Substance that guides ant trail is produced by symbiotic bacteria
Researchers working on the Ribeirão Preto campus of the University of São Paulo (USP) in Brazil have discovered that a bacterium found in the microbiota associated with leafcutter ant species Atta sexdens rubropilosa produces so-called "trail pheromones," the aromatic chemical compounds used by the ants to lay a trail to their nest. An article on their findings has been published in Scientific Reports.
In the case of Atta sexdens rubropilosa, substances belonging to the class of heterocyclic compounds known as pyrazines guide the ants without deviation to the anthill. Researcher Mônica Tallarico Pupo, a professor in the University of São Paulo's Ribeirão Preto School of Pharmaceutical Sciences (FCFRP-USP) and the principal investigator for the project, says that pyrazine production by the ants' microbiome was observed in more than one colony.
"Are the trail pheromones produced by bacterium Serratia marcescens or does S. marcescens only help by somehow adding to the whole process?" she said.
The study was part of Eduardo Afonso da Silva Junior's PhD research and was conducted in partnership with scientists at Harvard University in the United States.
The pyrazine-producing bacterium was discovered by chance when the scientists were looking for microorganisms capable of protecting ant colonies from parasitic fungi. "The leaves carried to their nests by these leafcutters actually serve as a substrate for the cultivation of Leucoagaricus gongylophorus, the fungal species on which they feed. However, this system is susceptible to infections," Pupo explained.
"In some cases, another pathogenic species that may impair the ant colony's viability grows on the fungus they eat. The symbiotic bacteria produce compounds that can kill the parasitic fungi without damaging the food source. We set out to identify these compounds."
The experiments described in the article involved colonies collected on USP's Ribeirão Preto campus. When the scientists succeeded in collecting the queen, part of the colony was transported to the laboratory, and all the bacteria found on the insects' surfaces and inside their bodies were isolated, characterized and placed in culture medium.
During this process, Silva Junior realized that when S. marcescens was grown in the laboratory, it released a strong aroma that closely resembled the smell of the ants kept in the same lab. "We decided to investigate the volatile compounds produced by this bacterium and discovered the pyrazines, among which there was a molecule not described in the scientific literature," Pupo said.

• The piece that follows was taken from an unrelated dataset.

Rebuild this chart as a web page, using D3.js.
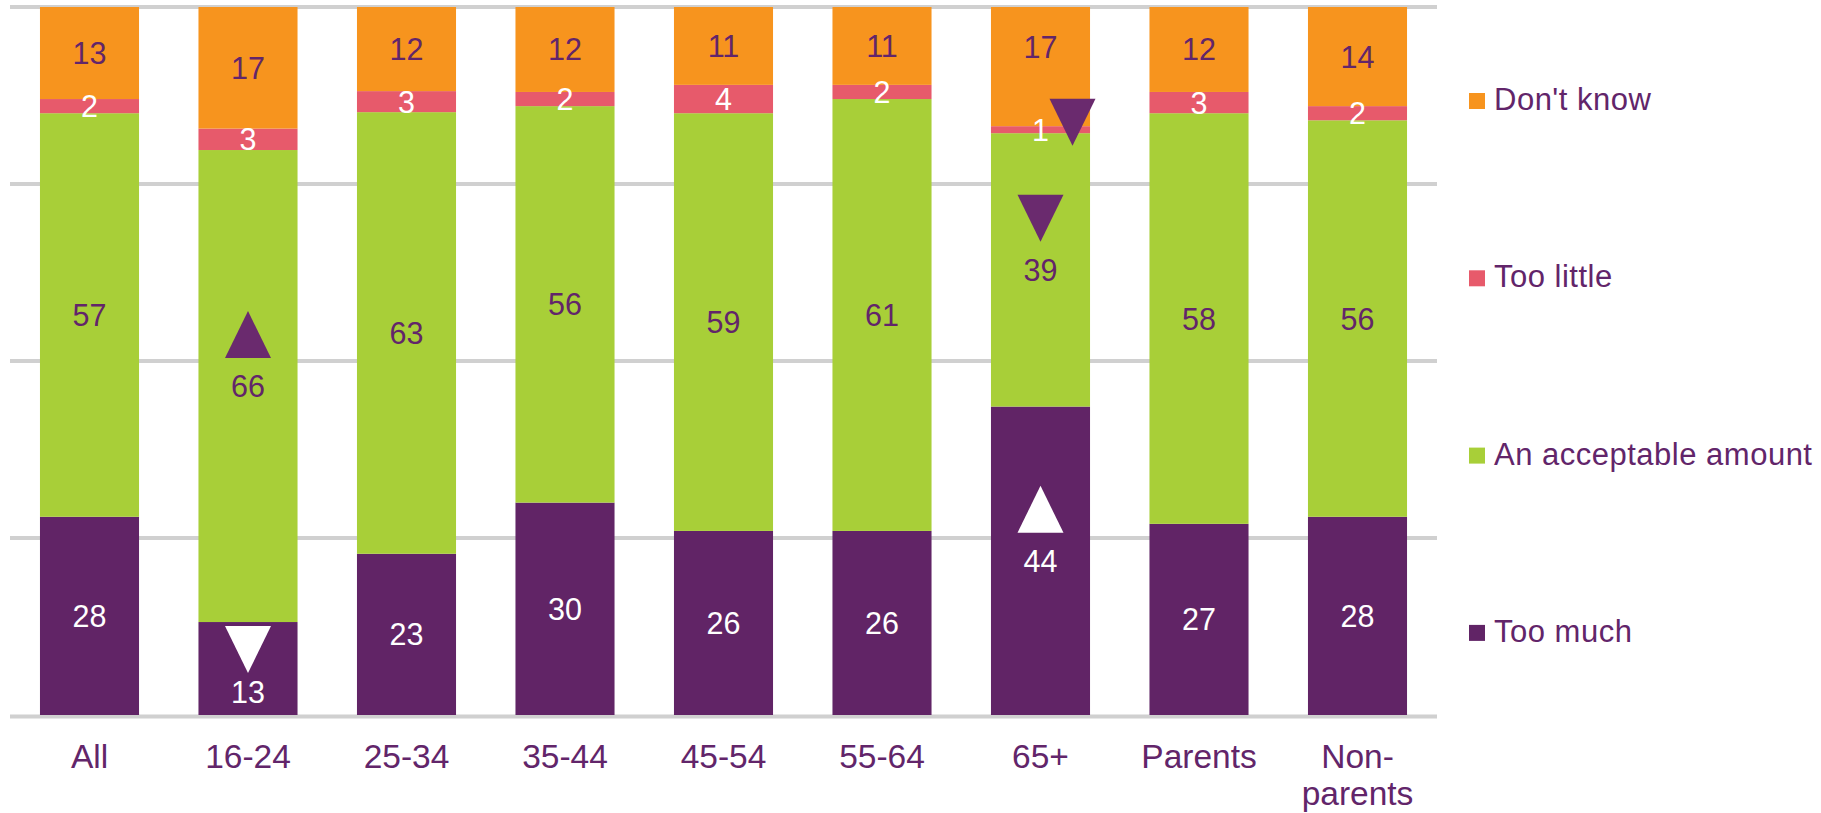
<!DOCTYPE html>
<html>
<head>
<meta charset="utf-8">
<script src="https://cdn.jsdelivr.net/npm/d3@7"></script>
<style>
  html, body { margin: 0; padding: 0; background: #ffffff; }
  svg { display: block; }
  text { font-family: "Liberation Sans", Arial, Helvetica, sans-serif; }
</style>
</head>
<body>
<svg id="chart" width="1821" height="813"></svg>
<script>
// ---------- data ----------
const categories = ["All", "16-24", "25-34", "35-44", "45-54", "55-64", "65+", "Parents", "Non-parents"];
const seriesNames = ["Too much", "An acceptable amount", "Too little", "Don't know"];
const tooMuch      = [28, 13, 23, 30, 26, 26, 44, 27, 28];
const acceptable   = [57, 66, 63, 56, 59, 61, 39, 58, 56];
const tooLittle    = [2, 3, 3, 2, 4, 2, 1, 3, 2];
const dontKnow     = [13, 17, 12, 12, 11, 11, 17, 12, 14];
const gridTicks    = [0, 0.25, 0.5, 0.75, 1];
// significance markers (arrow direction per category / series)
const sigCategory  = ["16-24", "16-24", "65+", "65+", "65+"];
const sigSeries    = ["Too much", "An acceptable amount", "Too much", "An acceptable amount", "Too little"];
const sigDirection = ["down", "up", "up", "down", "down"];

// ---------- styles ----------
const colors = {
  "Too much": "#612466",
  "An acceptable amount": "#a8cf38",
  "Too little": "#e75a6b",
  "Don't know": "#f7941e"
};
const labelColors = {
  "Too much": "#ffffff",
  "An acceptable amount": "#62256a",
  "Too little": "#ffffff",
  "Don't know": "#62256a"
};
const textPurple = "#62256a";
const triPurple = "#6a2a6e";

const seriesValues = [tooMuch, acceptable, tooLittle, dontKnow];
const table = categories.map((c, i) => {
  const row = { category: c };
  seriesNames.forEach((s, j) => row[s] = seriesValues[j][i]);
  return row;
});

const svg = d3.select("#chart");

const x = d3.scaleBand()
  .domain(categories)
  .range([10.25, 1436.75])
  .paddingInner(0.375)
  .paddingOuter(0.1875);

const y = d3.scaleLinear().domain([0, 1]).range([715, 7]);

const stack = d3.stack().keys(seriesNames).offset(d3.stackOffsetExpand);
const stacked = stack(table);

// gridlines
svg.append("g").selectAll("line")
  .data(gridTicks)
  .join("line")
  .attr("x1", 10).attr("x2", 1437)
  .attr("y1", d => d === 0 ? y(d) + 1.5 : y(d))
  .attr("y2", d => d === 0 ? y(d) + 1.5 : y(d))
  .attr("stroke", "#d0d0d0")
  .attr("stroke-width", 4);

// bars
const layers = svg.append("g").selectAll("g.layer")
  .data(stacked)
  .join("g")
  .attr("class", "layer")
  .attr("fill", d => colors[d.key]);

layers.selectAll("rect")
  .data(d => d.map(v => ({ key: d.key, v })))
  .join("rect")
  .attr("x", d => x(d.v.data.category))
  .attr("width", x.bandwidth())
  .attr("y", d => y(d.v[1]))
  .attr("height", d => y(d.v[0]) - y(d.v[1]));

// significance lookup & label placement
function sigFor(cat, key) {
  for (let i = 0; i < sigCategory.length; i++) {
    if (sigCategory[i] === cat && sigSeries[i] === key) return sigDirection[i];
  }
  return null;
}

const labelItems = [];
const triItems = [];
stacked.forEach(layer => {
  layer.forEach(v => {
    const cat = v.data.category;
    const top = y(v[1]), bottom = y(v[0]);
    const h = bottom - top;
    const cx = x(cat) + x.bandwidth() / 2;
    let cy = (top + bottom) / 2;
    const dir = sigFor(cat, layer.key);
    if (dir) {
      let tx = cx, tTop, color, side = false;
      if (h < 30) {
        side = true;
        tx = cx + 32;
        tTop = cy - 31;
        color = triPurple;
      } else {
        color = labelColors[layer.key] === "#ffffff" ? "#ffffff" : triPurple;
        if (h < 130) {
          tTop = top + 4;
          cy = tTop + 47 + 19;
        } else {
          tTop = cy - 75;
        }
      }
      triItems.push({ x: tx, top: tTop, dir, color, cat, key: layer.key, side });
    }
    labelItems.push({ x: cx, y: cy, top, bottom, cat, key: layer.key, text: v.data[layer.key], color: labelColors[layer.key] });
  });
});

// a side triangle poking up into the segment above pushes that segment's label up
labelItems.forEach(l => {
  triItems.forEach(t => {
    if (t.side && t.cat === l.cat && t.key !== l.key && t.top > l.top && t.top < l.bottom) {
      l.y = t.top - 52;
    }
  });
});

// labels
svg.append("g").selectAll("text")
  .data(labelItems)
  .join("text")
  .attr("x", d => d.x)
  .attr("y", d => d.y)
  .attr("dy", "0.36em")
  .attr("text-anchor", "middle")
  .attr("font-size", 30.5)
  .attr("fill", d => d.color)
  .text(d => d.text);

// triangles
const tw = 46, th = 47;
svg.append("g").selectAll("path")
  .data(triItems)
  .join("path")
  .attr("d", d => {
    if (d.dir === "up") {
      return `M${d.x - tw / 2},${d.top + th}L${d.x + tw / 2},${d.top + th}L${d.x},${d.top}Z`;
    }
    return `M${d.x - tw / 2},${d.top}L${d.x + tw / 2},${d.top}L${d.x},${d.top + th}Z`;
  })
  .attr("fill", d => d.color);

// x axis
const xAxis = svg.append("g")
  .attr("transform", `translate(0,${y(0) + 1})`)
  .call(d3.axisBottom(x).tickSize(0).tickPadding(28));
xAxis.select(".domain").remove();
xAxis.selectAll(".tick text").each(function (d) {
  const t = d3.select(this);
  t.text(null)
    .attr("font-size", 33.5)
    .attr("fill", textPurple)
    .attr("font-family", "Liberation Sans, Arial, sans-serif")
    .attr("dy", null);
  const parts = d.includes("-") && isNaN(+d[0]) ? [d.slice(0, d.indexOf("-") + 1), d.slice(d.indexOf("-") + 1)] : [d];
  parts.forEach((p, i) => {
    t.append("tspan").attr("x", 0).attr("dy", i === 0 ? "0.71em" : "1.12em").text(p);
  });
});

// legend
const legendOrder = seriesNames.slice().reverse();
const legend = svg.append("g").selectAll("g")
  .data(legendOrder)
  .join("g")
  .attr("transform", (d, i) => `translate(1469,${110 + i * 177.3})`);
legend.append("rect")
  .attr("x", 0).attr("y", -17)
  .attr("width", 16).attr("height", 16)
  .attr("fill", d => colors[d]);
legend.append("text")
  .attr("x", 25).attr("y", 0)
  .attr("font-size", 31)
  .attr("letter-spacing", 0.5)
  .attr("fill", textPurple)
  .text(d => d);
</script>
</body>
</html>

The researchers used a type of fiber specifically indicated for absorbing the aromatic compounds from the culture plates. Later, the material was analyzed by gas chromatography-mass spectrometry (GC-MS). "We found both pyrazines and bacteria in the ants' poison glands," Pupo said. "We don't know for sure if their synthesis is shared. Maybe the microorganism produces the aromatic compounds and the ants store them in their glands. In future studies, we plan to test techniques to remove the bacteria from the ants and observe whether the compounds continue to be produced." The group also wants to investigate whether similar phenomena can be observed in other ant species. Nothing of the kind has been described in the literature.
The cultivation of fungi in the nest for food or defense seems to be a widespread practice among social insects. According to an article by Brazilian researchers published in 2015 in the journal Current Biology, the newborn larvae of Scaptotrigona depilis, a species of stingless bee native to Brazil, feed on filaments of a fungus cultivated in the brood cells. Without this food, few larvae survive to become adults.
This symbiosis was recently studied in greater depth by Pupo's group during Camila Paludo's PhD research. The results were published in Scientific Reports in January 2018.
"We know insects can't synthesize hormones, so they must obtain precursor substances from their food," Pupo said. "Our hypothesis was that the fungus supplied a precursor for the molting and pupating hormone required for larvae to complete the metamorphosis into adult bees."
The first step of the investigation consisted of isolating the fungus from brood cells and characterizing it in the laboratory. The group found it to be a fungus belonging to the genus Zygosaccharomyces. "We aren't sure how this fungus gets into brood cells. The bees lay eggs and then fill the cells with a liquid called larval food. Some three days later, the fungus begins to grow inside the cells," Pupo said.
Using fluorescence microscopy, the researchers found an accumulation of lipids in the fungal cytoplasm from samples grown in vitro as well as samples extracted directly from bee colonies. "Steroids, the precursors of molting hormones, are lipids. Using GC-MS, we found that the predominant compound among the lipids in this fungus was ergosterol," Pupo said.
Via in vitro experiments, the researchers proved that most larvae completed pupal morphogenesis when the larval food was inoculated with the fungus and when only ergosterol was added. "The results were statistically equivalent for these two situations," Pupo explained. "When the larvae received only larval food without the fungus, they failed to reach the adult stage. We, therefore, concluded that ergosterol was in fact being used by the larvae to produce molting hormone, which reinforces the dependency between these bees and the fungus."
The group now plan to investigate whether similar phenomena occur in other species of stingless and stinging bees.